▸ **YOUR OBJECTIVE**
Take the lines from the beginning of the material through the line containing "(0,0) rectangle (1498,774);" and retype them exactly, leaving the pictures out.

———

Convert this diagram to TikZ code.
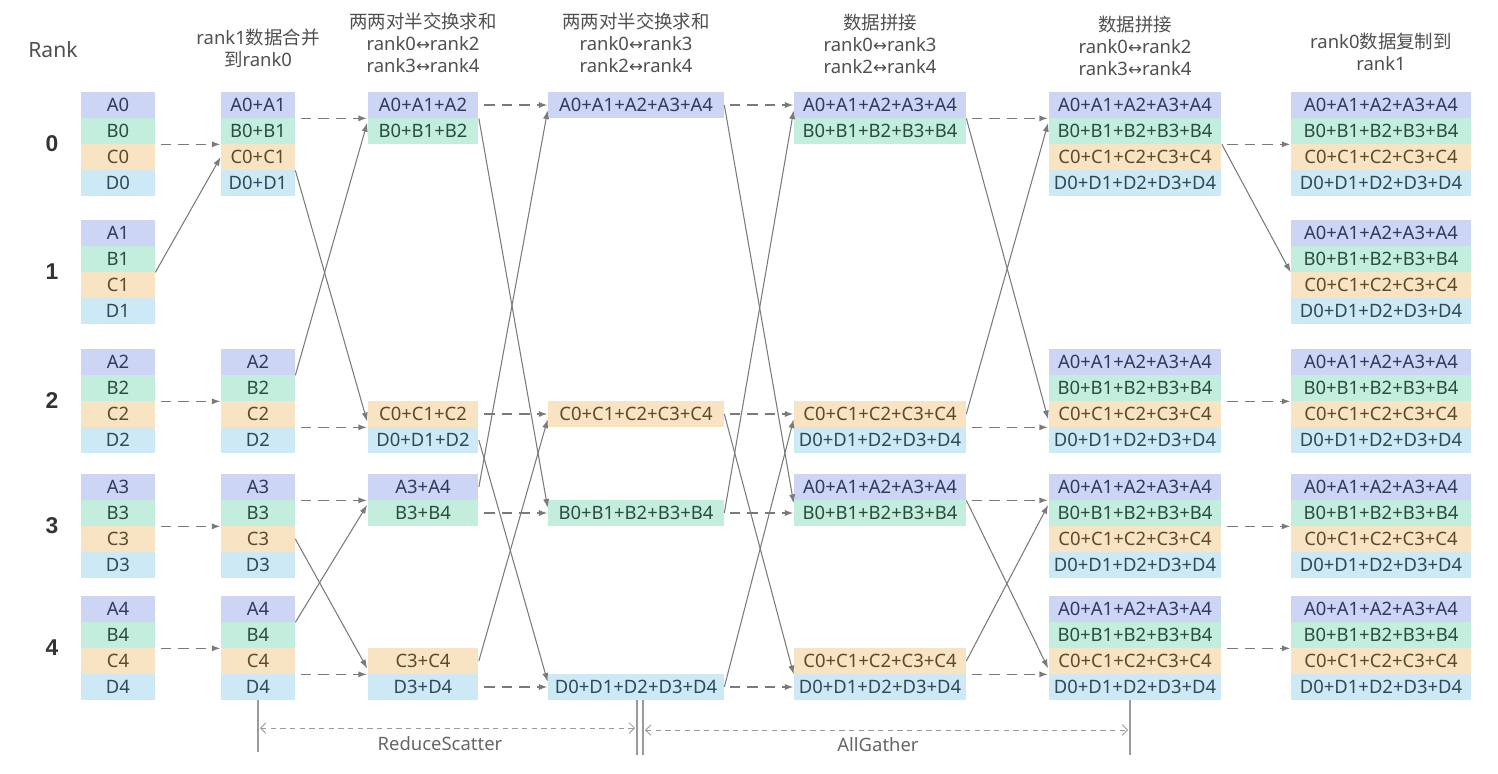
\documentclass[tikz,border=0pt]{standalone}
\usepackage{fontspec}
\setmainfont{Noto Sans}
\newfontfamily\cjk{Noto Sans CJK SC}
\newfontfamily\arrowfont{DejaVu Sans}
\newfontfamily\rankfont{Liberation Sans}
\usepackage{xcolor}
\usetikzlibrary{arrows.meta,positioning,calc}

\definecolor{fillA}{HTML}{CDD5F5}
\definecolor{fillB}{HTML}{C3EEDD}
\definecolor{fillC}{HTML}{F8E3C3}
\definecolor{fillD}{HTML}{CCE9F5}
\definecolor{inkA}{HTML}{2F3B5C}
\definecolor{inkB}{HTML}{2E4B42}
\definecolor{inkC}{HTML}{5B4A2E}
\definecolor{inkD}{HTML}{2D4A5A}
\definecolor{headgray}{HTML}{505050}
\definecolor{linegray}{HTML}{7A7A7A}
\definecolor{guidegray}{HTML}{9A9A9A}

\newcommand{\swap}{{\arrowfont\fontsize{9.5}{10}\selectfont ↔}}

\begin{document}
\begin{tikzpicture}[x=0.02cm,y=-0.02cm,
    cell/.style={fill=fill#1, text=ink#1, minimum height=0.52cm, inner sep=0pt,
        font=\fontsize{10.5}{12}\selectfont},
    head/.style={text=headgray, align=center, font=\fontsize{10.5}{12.5}\selectfont},
    ranknum/.style={text=black!80, font=\rankfont\fontsize{13}{15}\selectfont\bfseries},
    flow/.style={draw=linegray, line width=0.6pt, -{Latex[length=5pt,width=3.5pt]}},
    keep/.style={flow, line width=0.9pt, dash pattern=on 6pt off 4pt, shorten <=3pt},
    span/.style={draw=guidegray, line width=0.5pt, dash pattern=on 3pt off 2.5pt,
        {Straight Barb[length=3pt,width=6pt]}-{Straight Barb[length=3pt,width=6pt]}},
    tick/.style={draw=guidegray, line width=0.6pt},
    guidetext/.style={text=black!60, font=\fontsize{10.5}{12}\selectfont}]
    \useasboundingbox (0,0) rectangle (1498,774);

    % Rank labels and initial data
    \node[text=headgray, font=\fontsize{12}{14}\selectfont] (ranktitle) at (53,50) {Rank};
    \foreach \rk/\ytop in {0/92,1/220,2/349,3/474,4/596}{
        \node[ranknum] (rank\rk) at (52,{\ytop+52}) {\rk};
        \foreach \ltr/\i in {A/0,B/1,C/2,D/3}
            \node[cell=\ltr, minimum width=1.48cm] (c0r\rk\ltr) at (118,{\ytop+13+26*\i}) {\ltr\rk};
    }

    % Headers
    \node[head] (h1) at (258,48) {rank1{\cjk 数据合并}\\{\cjk 到}rank0};
    \node[head] (h2) at (423,43) {{\cjk 两两对半交换求和}\\rank0\swap rank2\\rank3\swap rank4};
    \node[head] (h3) at (636,43) {{\cjk 两两对半交换求和}\\rank0\swap rank3\\rank2\swap rank4};
    \node[head] (h4) at (880,44) {{\cjk 数据拼接}\\rank0\swap rank3\\rank2\swap rank4};
    \node[head] (h5) at (1135,46) {{\cjk 数据拼接}\\rank0\swap rank2\\rank3\swap rank4};
    \node[head] (h6) at (1381,52) {rank0{\cjk 数据复制到}\\rank1};

    % Column 1: rank1 merged into rank0
    \foreach \ltr/\i in {A/0,B/1,C/2,D/3}
        \node[cell=\ltr, minimum width=1.48cm] (c1r0\ltr) at (258,{105+26*\i}) {\ltr0+\ltr1};
    \foreach \rk/\ytop in {2/349,3/474,4/596}
        \foreach \ltr/\i in {A/0,B/1,C/2,D/3}
            \node[cell=\ltr, minimum width=1.48cm] (c1r\rk\ltr) at (258,{\ytop+13+26*\i}) {\ltr\rk};

    % Column 2: halves reduced
    \foreach \rk/\ltr/\yc/\txt in {0/A/105/A0+A1+A2, 0/B/131/B0+B1+B2, 2/C/414/C0+C1+C2, 2/D/440/D0+D1+D2,
                                  3/A/487/A3+A4, 3/B/513/B3+B4, 4/C/661/C3+C4, 4/D/687/D3+D4}
        \node[cell=\ltr, minimum width=2.22cm] (c2r\rk\ltr) at (423,\yc) {\txt};

    % Column 3: quarters reduced
    \foreach \rk/\ltr/\yc in {0/A/105, 2/C/414, 3/B/513, 4/D/687}
        \node[cell=\ltr, minimum width=3.52cm] (c3r\rk\ltr) at (636,\yc) {\ltr0+\ltr1+\ltr2+\ltr3+\ltr4};

    % Column 4: first gather
    \foreach \rk/\ltr/\yc in {0/A/105, 0/B/131, 2/C/414, 2/D/440, 3/A/487, 3/B/513, 4/C/661, 4/D/687}
        \node[cell=\ltr, minimum width=3.44cm] (c4r\rk\ltr) at (880,\yc) {\ltr0+\ltr1+\ltr2+\ltr3+\ltr4};

    % Column 5: second gather
    \foreach \rk/\ytop in {0/92,2/349,3/474,4/596}
        \foreach \ltr/\i in {A/0,B/1,C/2,D/3}
            \node[cell=\ltr, minimum width=3.46cm] (c5r\rk\ltr) at (1135,{\ytop+13+26*\i}) {\ltr0+\ltr1+\ltr2+\ltr3+\ltr4};

    % Column 6: copy back to rank1
    \foreach \rk/\ytop in {0/92,1/220,2/349,3/474,4/596}
        \foreach \ltr/\i in {A/0,B/1,C/2,D/3}
            \node[cell=\ltr, minimum width=3.6cm] (c6r\rk\ltr) at (1381,{\ytop+13+26*\i}) {\ltr0+\ltr1+\ltr2+\ltr3+\ltr4};

    % Step 1
    \draw[keep] (c0r0B.south east) -- (c1r0B.south west);
    \draw[flow] (c0r1B.south east) -- (c1r0C.west);
    \foreach \rk in {2,3,4}
        \draw[keep] (c0r\rk B.south east) -- (c1r\rk B.south west);

    % Step 2
    \draw[keep] (c1r0A.south east) -- (c2r0A.south west);
    \draw[flow] (c1r2A.south east) -- ([yshift=-3pt]c2r0B.north west);
    \draw[flow] (c1r0C.south east) -- ([yshift=3pt]c2r2D.north west);
    \draw[keep] (c1r2C.south east) -- (c2r2C.south west);
    \draw[keep] (c1r3A.south east) -- (c2r3A.south west);
    \draw[flow] (c1r4A.south east) -- ([yshift=-3pt]c2r3B.north west);
    \draw[flow] (c1r3C.east) -- ([yshift=3pt]c2r4D.north west);
    \draw[keep] (c1r4C.south east) -- (c2r4C.south west);

    % Step 3
    \draw[keep] (c2r0A.east) -- (c3r0A.west);
    \draw[flow] (c2r0A.south east) -- ([yshift=3pt]c3r3B.west);
    \draw[flow] (c2r3A.east) -- ([yshift=-3pt]c3r0A.west);
    \draw[keep] (c2r3B.east) -- (c3r3B.west);
    \draw[keep] (c2r2C.east) -- (c3r2C.west);
    \draw[flow] (c2r2D.east) -- ([yshift=3pt]c3r4D.west);
    \draw[flow] (c2r4C.east) -- ([yshift=-3pt]c3r2C.west);
    \draw[keep] (c2r4D.east) -- (c3r4D.west);

    % Step 4
    \draw[keep] (c3r0A.east) -- (c4r0A.west);
    \draw[flow] (c3r0A.east) -- ([yshift=-2pt]c4r3B.north west);
    \draw[flow] (c3r3B.east) -- ([yshift=-3pt]c4r0A.west);
    \draw[keep] (c3r3B.east) -- (c4r3B.west);
    \draw[keep] (c3r2C.east) -- (c4r2C.west);
    \draw[flow] (c3r2C.east) -- (c4r4C.south west);
    \draw[flow] (c3r4D.east) -- ([yshift=-3pt]c4r2C.west);
    \draw[keep] (c3r4D.east) -- (c4r4D.west);

    % Step 5
    \draw[keep] (c4r0A.south east) -- (c5r0A.south west);
    \draw[flow] (c4r0A.south east) -- ([yshift=-3pt]c5r2C.west);
    \draw[flow] (c4r2C.east) -- ([yshift=-3pt]c5r0B.north west);
    \draw[keep] (c4r2C.south east) -- (c5r2C.south west);
    \draw[keep] (c4r3A.south east) -- (c5r3A.south west);
    \draw[flow] (c4r3A.south east) -- ([yshift=3pt]c5r4D.north west);
    \draw[flow] (c4r4C.east) -- ([yshift=-3pt]c5r3B.north west);
    \draw[keep] (c4r4C.south east) -- (c5r4C.south west);

    % Step 6
    \draw[keep] (c5r0B.south east) -- (c6r0B.south west);
    \draw[flow] (c5r0B.south east) -- (c6r1B.south west);
    \foreach \rk in {2,3,4}
        \draw[keep] (c5r\rk B.south east) -- (c6r\rk B.south west);

    % Phases
    \draw[tick] (c1r4D.south) -- ++(0,52);
    \draw[tick] ([xshift=0.02cm]c3r4D.south) -- ++(0,55);
    \draw[tick] ([xshift=0.14cm]c3r4D.south) -- ++(0,55);
    \draw[tick] ([xshift=-0.1cm]c5r4D.south) -- ++(0,55);
    \draw[span] (260,728) -- (635,728);
    \draw[span] (645,730) -- (1128,730);
    \node[guidetext] (rslabel) at (440,744) {ReduceScatter};
    \node[guidetext] (aglabel) at (878,745) {AllGather};
\end{tikzpicture}
\end{document}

———

▸ **PROBLEM SOLUTION**
Convert this diagram to TikZ code.
\documentclass[tikz,border=0pt]{standalone}
\usepackage{fontspec}
\setmainfont{Noto Sans}
\newfontfamily\cjk{Noto Sans CJK SC}
\newfontfamily\arrowfont{DejaVu Sans}
\newfontfamily\rankfont{Liberation Sans}
\usepackage{xcolor}
\usetikzlibrary{arrows.meta,positioning,calc}

\definecolor{fillA}{HTML}{CDD5F5}
\definecolor{fillB}{HTML}{C3EEDD}
\definecolor{fillC}{HTML}{F8E3C3}
\definecolor{fillD}{HTML}{CCE9F5}
\definecolor{inkA}{HTML}{2F3B5C}
\definecolor{inkB}{HTML}{2E4B42}
\definecolor{inkC}{HTML}{5B4A2E}
\definecolor{inkD}{HTML}{2D4A5A}
\definecolor{headgray}{HTML}{505050}
\definecolor{linegray}{HTML}{7A7A7A}
\definecolor{guidegray}{HTML}{9A9A9A}

\newcommand{\swap}{{\arrowfont\fontsize{9.5}{10}\selectfont ↔}}

\begin{document}
\begin{tikzpicture}[x=0.02cm,y=-0.02cm,
    cell/.style={fill=fill#1, text=ink#1, minimum height=0.52cm, inner sep=0pt,
        font=\fontsize{10.5}{12}\selectfont},
    head/.style={text=headgray, align=center, font=\fontsize{10.5}{12.5}\selectfont},
    ranknum/.style={text=black!80, font=\rankfont\fontsize{13}{15}\selectfont\bfseries},
    flow/.style={draw=linegray, line width=0.6pt, -{Latex[length=5pt,width=3.5pt]}},
    keep/.style={flow, line width=0.9pt, dash pattern=on 6pt off 4pt, shorten <=3pt},
    span/.style={draw=guidegray, line width=0.5pt, dash pattern=on 3pt off 2.5pt,
        {Straight Barb[length=3pt,width=6pt]}-{Straight Barb[length=3pt,width=6pt]}},
    tick/.style={draw=guidegray, line width=0.6pt},
    guidetext/.style={text=black!60, font=\fontsize{10.5}{12}\selectfont}]
    \useasboundingbox (0,0) rectangle (1498,774);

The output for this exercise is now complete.